Willkommen in der Neidgesellschaft

Von Sebastian Schmid

Die Idee der Bundesregierung, dringend benötigte Fachkräfte aus dem Ausland über Steuervorteile in den ersten Jahren anzulocken, hat nur wenige Tage überlebt, bis sie aus den eigenen Reihen sturmreif geschossen wurde. Nachdem die Opposition – darunter Julia Klöckner (CDU) – ihr Fähnchen gleich schön in den populistischen Wind gehalten hatte und von „Inländer-Diskriminierung“ sprach, ist nun auch SPD-Arbeitsminister Hubertus Heil schwach geworden.

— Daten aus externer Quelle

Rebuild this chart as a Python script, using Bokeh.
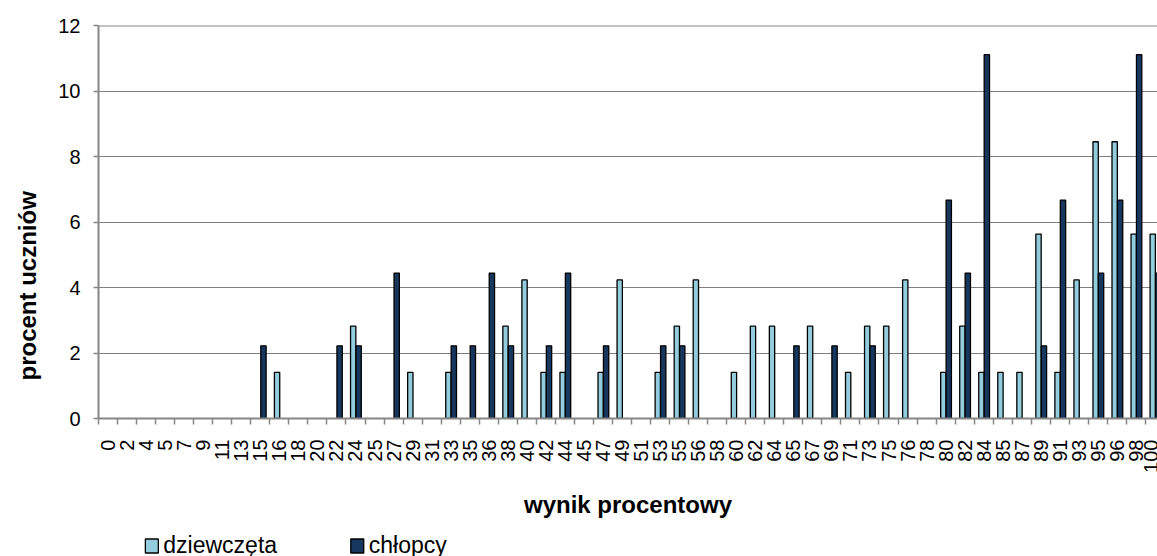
from math import pi
from bokeh.plotting import figure
from bokeh.layouts import column
from bokeh.core.properties import value
from bokeh.models import Range1d, FixedTicker, Span, Title, ColumnDataSource
from bokeh.embed import file_html
from bokeh.resources import INLINE

# ---- data ----
categories = ["0", "2", "4", "5", "7", "9", "11", "13", "15", "16", "18", "20",
              "22", "24", "25", "27", "29", "31", "33", "35", "36", "38", "40",
              "42", "44", "45", "47", "49", "51", "53", "55", "56", "58", "60",
              "62", "64", "65", "67", "69", "71", "73", "75", "76", "78", "80",
              "82", "84", "85", "87", "89", "91", "93", "95", "96", "98", "100"]

dziewczeta = {"16": 1.41, "24": 2.82, "29": 1.41, "33": 1.41, "38": 2.82,
              "40": 4.23, "42": 1.41, "44": 1.41, "47": 1.41, "49": 4.23,
              "53": 1.41, "55": 2.82, "56": 4.23, "60": 1.41, "62": 2.82,
              "64": 2.82, "67": 2.82, "71": 1.41, "73": 2.82, "75": 2.82,
              "76": 4.23, "80": 1.41, "82": 2.82, "84": 1.41, "85": 1.41,
              "87": 1.41, "89": 5.63, "91": 1.41, "93": 4.23, "95": 8.45,
              "96": 8.45, "98": 5.63, "100": 5.63}

chlopcy = {"15": 2.22, "22": 2.22, "24": 2.22, "27": 4.44, "33": 2.22,
           "35": 2.22, "36": 4.44, "38": 2.22, "42": 2.22, "44": 4.44,
           "47": 2.22, "53": 2.22, "55": 2.22, "65": 2.22, "69": 2.22,
           "73": 2.22, "80": 6.67, "82": 4.44, "84": 11.11, "89": 2.22,
           "91": 6.67, "95": 4.44, "96": 6.67, "98": 11.11, "100": 4.44}

series_names = ["dziewczęta", "chłopcy"]
series_colors = ["#93CDDD", "#17375E"]

y_ticks = [0, 2, 4, 6, 8, 10, 12]

FONT = "Liberation Sans"
GRAY = "#868686"

idx = list(range(len(categories)))
pos = {c: i for i, c in enumerate(categories)}
src_g = ColumnDataSource(dict(x=[pos[c] - 0.12 for c in dziewczeta],
                              top=list(dziewczeta.values())))
src_b = ColumnDataSource(dict(x=[pos[c] + 0.165 for c in chlopcy],
                              top=list(chlopcy.values())))

p = figure(width=1157, height=530, output_backend="svg", toolbar_location=None,
           x_range=Range1d(-0.5, 55.13), y_range=Range1d(0, 12),
           min_border_left=95, min_border_right=0, min_border_top=25,
           min_border_bottom=112)
p.outline_line_color = None
p.background_fill_color = "white"
p.border_fill_color = "white"

p.vbar(x="x", top="top", width=0.28, bottom=0, source=src_g,
       fill_color=series_colors[0], line_color="black", line_width=1.3)
p.vbar(x="x", top="top", width=0.28, bottom=0, source=src_b,
       fill_color=series_colors[1], line_color="black", line_width=1.3)

# top border of plot area
p.add_layout(Span(location=12, dimension="width", line_color=GRAY, line_width=2))

# grid
p.xgrid.grid_line_color = None
p.ygrid.ticker = FixedTicker(ticks=y_ticks)
p.ygrid.grid_line_color = "black"
p.ygrid.grid_line_dash = "1 1"
p.ygrid.grid_line_width = 1

# y axis
ya = p.yaxis[0]
ya.ticker = FixedTicker(ticks=y_ticks)
ya.axis_line_color = GRAY
ya.axis_line_width = 2
ya.major_tick_line_color = GRAY
ya.major_tick_line_width = 1.5
ya.major_tick_out = 5
ya.major_tick_in = 0
ya.minor_tick_line_color = None
ya.major_label_standoff = 13
ya.major_label_text_font = FONT
ya.major_label_text_font_size = "20px"
ya.major_label_text_color = "black"

# y title (left panel, outside the axis)
p.add_layout(Title(text="procent uczniów", align="left", offset=38,
                   vertical_align="top", standoff=26,
                   text_font=FONT, text_font_size="24px", text_font_style="bold",
                   text_color="black"), "left")

# x axis
xa = p.xaxis[0]
xa.ticker = FixedTicker(ticks=idx, minor_ticks=[i - 0.5 for i in range(len(categories) + 1)])
xa.major_label_overrides = {i: c for i, c in enumerate(categories)}
xa.major_label_orientation = pi / 2
xa.axis_line_color = GRAY
xa.axis_line_width = 2
xa.major_tick_line_color = None
xa.major_tick_out = 0
xa.major_tick_in = 0
xa.minor_tick_line_color = GRAY
xa.minor_tick_line_width = 1.5
xa.minor_tick_out = 6
xa.minor_tick_in = 0
xa.major_label_standoff = 15
xa.major_label_text_font = FONT
xa.major_label_text_font_size = "20px"
xa.major_label_text_color = "black"
xa.axis_label = "wynik procentowy"
xa.axis_label_text_font = FONT
xa.axis_label_text_font_size = "24px"
xa.axis_label_text_font_style = "bold"
xa.axis_label_text_color = "black"
xa.axis_label_standoff = 15

# ---- legend strip (frame aligned with the chart frame; x in page pixels) ----
legend_x = [142, 348]      # left edge of each legend swatch, px
lg = figure(width=1157, height=26, output_backend="svg", toolbar_location=None,
            x_range=Range1d(95, 1157), y_range=Range1d(26, 0),
            x_axis_location=None, y_axis_location=None,
            min_border_left=95, min_border_right=0, min_border_top=0,
            min_border_bottom=0)
lg.outline_line_color = None
lg.xgrid.visible = False
lg.ygrid.visible = False
lg.background_fill_color = "white"
lg.border_fill_color = "white"
lg.rect(x=[lx + 6.5 for lx in legend_x], y=[15.5, 15.5], width=13, height=14,
        fill_color=series_colors, line_color="black", line_width=1.3)
lg.text(x=[lx + 18 for lx in legend_x], y=[14, 14], text=series_names,
        text_baseline="middle", text_align="left", text_font=value(FONT),
        text_font_size="23px", text_color="black")

layout = column(p, lg, spacing=0)
open("out.html", "w").write(file_html(layout, INLINE))
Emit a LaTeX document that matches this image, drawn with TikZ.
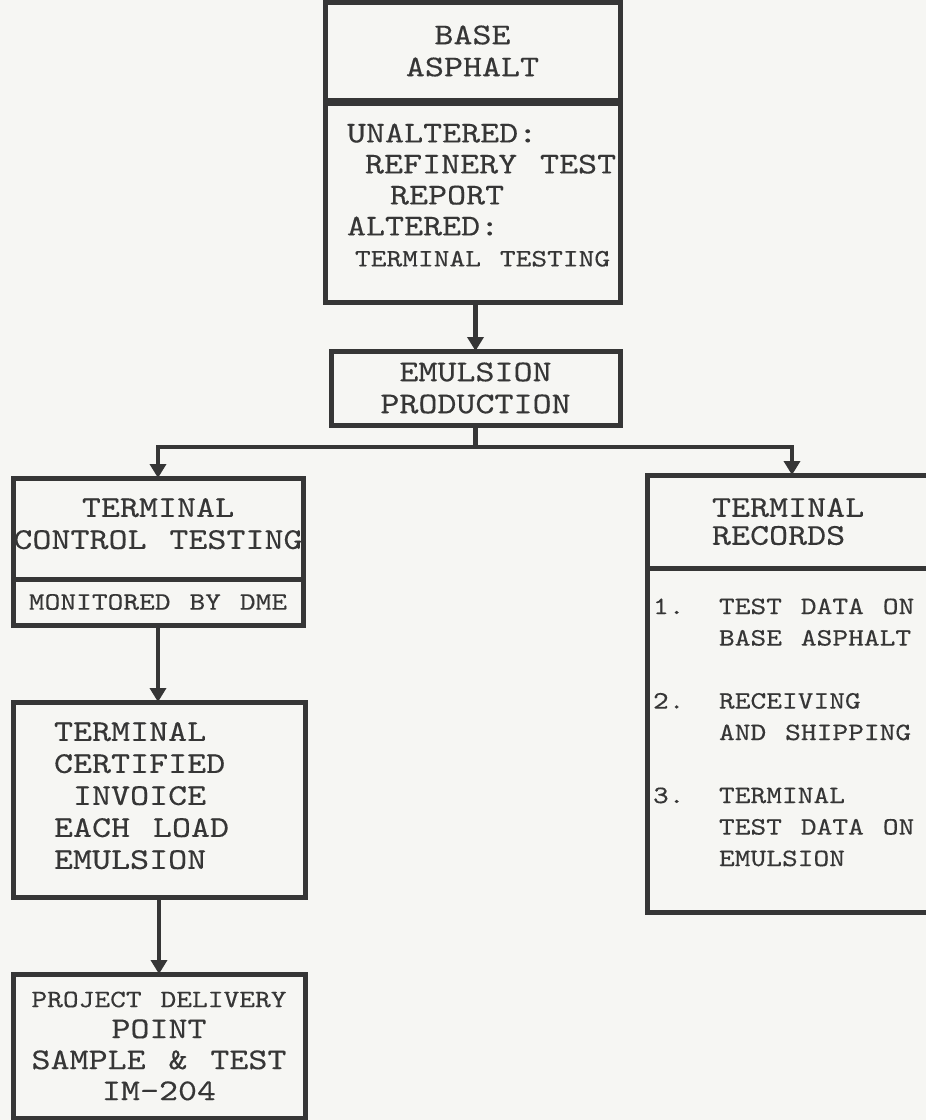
\documentclass[tikz,border=0pt]{standalone}
\usepackage{fontspec}
\newfontfamily\typer{lmmono10-regular.otf}[FakeStretch=1.2, WordSpace={1.2,0,0}, FakeBold=0.3]
\usetikzlibrary{arrows.meta,positioning}

\definecolor{ink}{HTML}{363636}
\definecolor{paper}{HTML}{F6F6F3}
\newcommand{\bigtype}{\typer\fontsize{15.1}{16}\selectfont}
\newcommand{\smalltype}{\typer\fontsize{12.5}{15.75}\selectfont}

\begin{document}
\begin{tikzpicture}[>={Triangle[length=7pt,width=8pt]}, x=0.5pt, y=-0.5pt,
    box/.style={draw=ink, line width=2.5pt, inner sep=0pt, outer sep=0pt, text=ink, font=\bigtype},
    flow/.style={draw=ink, line width=2.2pt}]
    % Page
    \path[use as bounding box, fill=paper] (0,0) rectangle (926,1120);
    \clip (0,0) rectangle (926,1120);

    % Base asphalt
    \node[box, minimum width=147.5pt, minimum height=49pt, align=center] (base) at (472.5,51) {BASE\\ASPHALT};
    \node[box, minimum width=147.5pt, minimum height=99.5pt, anchor=north, align=flush left, text width=125.5pt,
          font=\typer\fontsize{15.1}{15.5}\selectfont] (baseinfo) at (472.5,103)
        {UNALTERED:\\
         \mbox{\hspace{9pt}REFINERY TEST}\\
         \hspace*{21.5pt}REPORT\\
         ALTERED:\\
         \mbox{\smalltype\hspace{4pt}TERMINAL TESTING}\\[-8pt]\mbox{}};

    % Emulsion production
    \node[box, minimum width=144.5pt, minimum height=37pt, align=center] (emul) at (475.5,388) {EMULSION\\PRODUCTION};

    % Terminal control testing
    \node[box, minimum width=145pt, minimum height=50.5pt, align=center] (ctrl) at (158,528.5) {TERMINAL\\CONTROL TESTING\\[-11pt]\mbox{}};
    \node[box, minimum width=145pt, minimum height=23pt, anchor=north, font=\smalltype] (ctrlnote) at (ctrl.south) {MONITORED BY DME};

    % Certified invoice
    \node[box, minimum width=146pt, minimum height=97.5pt, align=flush left, text width=105pt] (invoice) at (159,799.5)
        {TERMINAL\\CERTIFIED\\\hspace*{9.5pt}INVOICE\\EACH LOAD\\EMULSION\\[-12pt]\mbox{}};

    % Project delivery point
    \node[box, minimum width=146pt, minimum height=72pt, align=center, font=\typer\fontsize{15.1}{15.5}\selectfont] (project) at (159,1046)
        {{\smalltype PROJECT DELIVERY}\\POINT\\SAMPLE \& TEST\\IM-204};

    % Terminal records
    \node[box, minimum width=145pt, minimum height=46.5pt, align=flush left, text width=80pt, font=\typer\fontsize{15.1}{14}\selectfont] (records) at (792,521.5)
        {TERMINAL\\RECORDS};
    \node[box, minimum width=145pt, minimum height=172pt, anchor=north, align=flush left, text width=139pt, font=\smalltype] (reclist) at (records.south)
        {\makebox[33pt][l]{1.}TEST DATA ON\\\hspace*{33pt}BASE ASPHALT\\[15.75pt]
         \makebox[33pt][l]{2.}RECEIVING\\\hspace*{33pt}AND SHIPPING\\[15.75pt]
         \makebox[33pt][l]{3.}TERMINAL\\\hspace*{33pt}TEST DATA ON\\\hspace*{33pt}EMULSION\\[-8pt]\mbox{}};

    % Connectors
    \coordinate (fork) at (emul.south |- 0,447);
    \draw[flow,->] (baseinfo.south -| emul.north) -- (emul.north);
    \draw[flow] (emul.south) -- (fork);
    \draw[flow,->] (fork) -| (ctrl.north);
    \draw[flow,->] (fork) -| (records.north);
    \draw[flow,->] (ctrlnote.south) -- (ctrlnote.south |- invoice.north);
    \draw[flow,->] (invoice.south) -- (invoice.south |- project.north);
\end{tikzpicture}
\end{document}
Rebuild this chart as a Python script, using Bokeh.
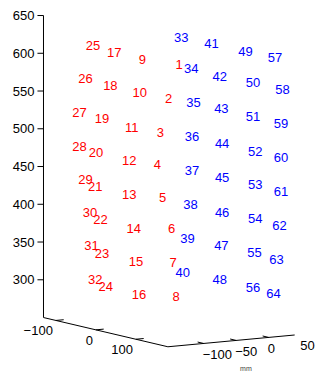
from bokeh.plotting import figure
from bokeh.models import Range1d
from bokeh.core.properties import value
from bokeh.embed import file_html
from bokeh.resources import INLINE

# ---------------- data ----------------
# electrode labels (projected horizontal position, height in mm)
red_labels = ["1", "2", "3", "4", "5", "6", "7", "8",
              "9", "10", "11", "12", "13", "14", "15", "16",
              "17", "18", "19", "20", "21", "22", "23", "24",
              "25", "26", "27", "28", "29", "30", "31", "32"]
red_h = [175, 161, 150, 146, 153, 165, 167, 171,
         126, 118, 108, 104, 104, 110, 113, 117,
         84, 79, 68, 60, 59, 66, 68, 73,
         56, 46, 38, 38, 46, 52, 54, 59]
red_z = [585, 540, 495, 453, 409, 368, 323, 278,
         592, 548, 502, 458, 413, 368, 324, 280,
         601, 557, 514, 469, 424, 380, 335, 291,
         610, 567, 522, 477, 433, 389, 345, 300]

blue_labels = ["33", "34", "35", "36", "37", "38", "39", "40",
               "41", "42", "43", "44", "45", "46", "47", "48",
               "49", "50", "51", "52", "53", "54", "55", "56",
               "57", "58", "59", "60", "61", "62", "63", "64"]
blue_h = [173, 186, 189, 187, 187, 185, 181, 175,
          213, 224, 226, 227, 227, 227, 226, 224,
          258, 268, 268, 271, 271, 271, 270, 268,
          297, 307, 305, 305, 305, 303, 299, 295]
blue_z = [621, 580, 535, 490, 445, 400, 355, 310,
          613, 569, 527, 480, 435, 389, 345, 300,
          602, 561, 516, 470, 426, 381, 336, 290,
          594, 552, 507, 462, 417, 372, 327, 282]

# axis limits and ticks (mm)
x_lim = (-131, 180)
y_lim = (-155, 40)
z_lim = (250, 650)
x_ticks = [-100, 0, 100]
x_tick_labels = ["\u2212100", "0", "100"]
y_ticks = [-100, -50, 0, 50]
y_tick_labels = ["\u2212100", "\u221250", "0", "50"]
z_ticks = [300, 350, 400, 450, 500, 550, 600, 650]
z_tick_labels = ["300", "350", "400", "450", "500", "550", "600", "650"]

# ---------------- projection of the 3-D box onto the page ----------------
HX, VX = 0.5298, -0.1245   # page units per mm along x
HY, VY = 0.861, 0.080      # page units per mm along y


def proj(x3, y3, z3):
    h = HX * (x3 - x_lim[0]) + HY * (y3 - y_lim[0])
    v = z3 + VX * (x3 - x_lim[0]) + VY * (y3 - y_lim[0])
    return h, v


FONT = value("Liberation Sans")
FS = "13px"

p = figure(width=318, height=376, output_backend="svg", toolbar_location=None,
           x_range=Range1d(-56.95, 364.24), y_range=Range1d(171.9, 669.9),
           x_axis_location=None, y_axis_location=None,
           min_border_left=0, min_border_right=0, min_border_top=0, min_border_bottom=0,
           outline_line_color=None, background_fill_color="white",
           border_fill_color="white")
p.xgrid.visible = False
p.ygrid.visible = False

# vertical (z) axis
zx, _ = proj(x_lim[0], y_lim[0], z_lim[0])
p.segment(x0=[zx], y0=[z_lim[0]], x1=[zx], y1=[z_lim[1]], line_color="black", line_width=1)
p.segment(x0=[zx] * len(z_ticks), y0=z_ticks, x1=[zx - 8] * len(z_ticks), y1=z_ticks,
          line_color="black", line_width=1)
p.text(x=[zx] * len(z_ticks), y=z_ticks, text=z_tick_labels, x_offset=-9,
       text_align="right", text_baseline="middle", text_font=FONT,
       text_font_size=FS, text_color="black")

# bottom axis lines
x0, v0 = proj(x_lim[0], y_lim[0], z_lim[0])
x1, v1 = proj(x_lim[1], y_lim[0], z_lim[0])
x2, v2 = proj(x_lim[1], y_lim[1], z_lim[0])
p.segment(x0=[x0, x1], y0=[v0, v1], x1=[x1, x2], y1=[v1, v2],
          line_color="black", line_width=1)

# x ticks
xt0 = [proj(t, y_lim[0], z_lim[0]) for t in x_ticks]
xt1 = [proj(t, y_lim[0] + 12, z_lim[0]) for t in x_ticks]
p.segment(x0=[a[0] for a in xt0], y0=[a[1] for a in xt0],
          x1=[a[0] for a in xt1], y1=[a[1] for a in xt1], line_color="black")
p.text(x=[a[0] for a in xt0], y=[a[1] for a in xt0], text=x_tick_labels,
       x_offset=-3, y_offset=6, text_align="right", text_baseline="top",
       text_font=FONT, text_font_size=FS, text_color="black")

# y ticks
yin = [t for t in y_ticks if t <= y_lim[1]]
yt0 = [proj(x_lim[1], t, z_lim[0]) for t in yin]
yt1 = [proj(x_lim[1] - 15, t, z_lim[0]) for t in yin]
p.segment(x0=[a[0] for a in yt0], y0=[a[1] for a in yt0],
          x1=[a[0] for a in yt1], y1=[a[1] for a in yt1], line_color="black")
ytl = [proj(x_lim[1], t, z_lim[0]) for t in y_ticks]
p.text(x=[a[0] for a in ytl], y=[a[1] for a in ytl], text=y_tick_labels,
       x_offset=-1, y_offset=7, text_align="left", text_baseline="top",
       text_font=FONT, text_font_size=FS, text_color="black")

# unit label
mh, mv = proj(x_lim[1], -35, z_lim[0])
p.text(x=[mh], y=[mv], text=["mm"], y_offset=29, text_align="center",
       text_baseline="middle", text_font=FONT, text_font_size="7px", text_color="#404040")

# electrodes
p.text(x=red_h, y=red_z, text=red_labels, text_color="#ff0000", text_font=FONT,
       text_font_size=FS, text_align="left", text_baseline="middle")
p.text(x=blue_h, y=blue_z, text=blue_labels, text_color="#0000ff", text_font=FONT,
       text_font_size=FS, text_align="left", text_baseline="middle")

open("out.html", "w").write(file_html(p, INLINE))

Er mahnte an, Arbeit in diesem Land müsse gleich viel wert sein. Sachsens Sozialministerin Petra Köpping (SPD), die vor einem schwierigen Wahlkampf steht, hält von der steuerlichen Besserstellung ausländischer Fachkräfte sogar „gar nichts“. Dabei gibt es reichlich Argumente dafür, ausländischen Fachkräften in den ersten Jahren eine steuerliche Besserstellung zu gewähren. Erstens benötigen wir wegen des demografischen Wandels dringend mehr Fachkräfte. Zweitens machen dies zahlreiche Nachbarländer ohnehin längst. Wir haben also einen unmittelbaren Wettbewerbsnachteil. Drittens finanzieren ausländische Fachkräfte mit ihren Steuern auch Ausgaben, von denen sie bei einem temporären Aufenthalt gar nicht oder nur wenig profitieren – etwa den Zuschuss zu Renten- und Pflegeversicherung, langfristige Infrastrukturprojekte und viele andere nicht auf den unmittelbaren Nutzen der Bürger gerichtete Ausgaben.

Vor allem aber zeigt die sofort entbrannte Debatte, warum Deutschland eben nicht so gastfreundlich ist, wie es sich selbst wahrnimmt, sondern leider so gastfreundlich, wie es viele Zugezogene erleben. Dass sich Politiker nicht trauen, gegen diesen urdeutschen Reflex zu argumentieren, ist fatal. Eine bessere Selektion in der Zuwanderung wird nicht über eine (scheinbare) Abschreckung schwer integrierbarer Migranten zu schaffen sein, sondern über eine bessere Willkommenskultur für leicht integrierbare Fachkräfte. Wer die Debatte aus dem Ausland verfolgt, bekommt jedenfalls einen realistischeren Vorgeschmack auf die deutsche Leitkultur als beim Blick auf das ausgelassene Fest der Fußball-EM: Willkommen in der Neidgesellschaft.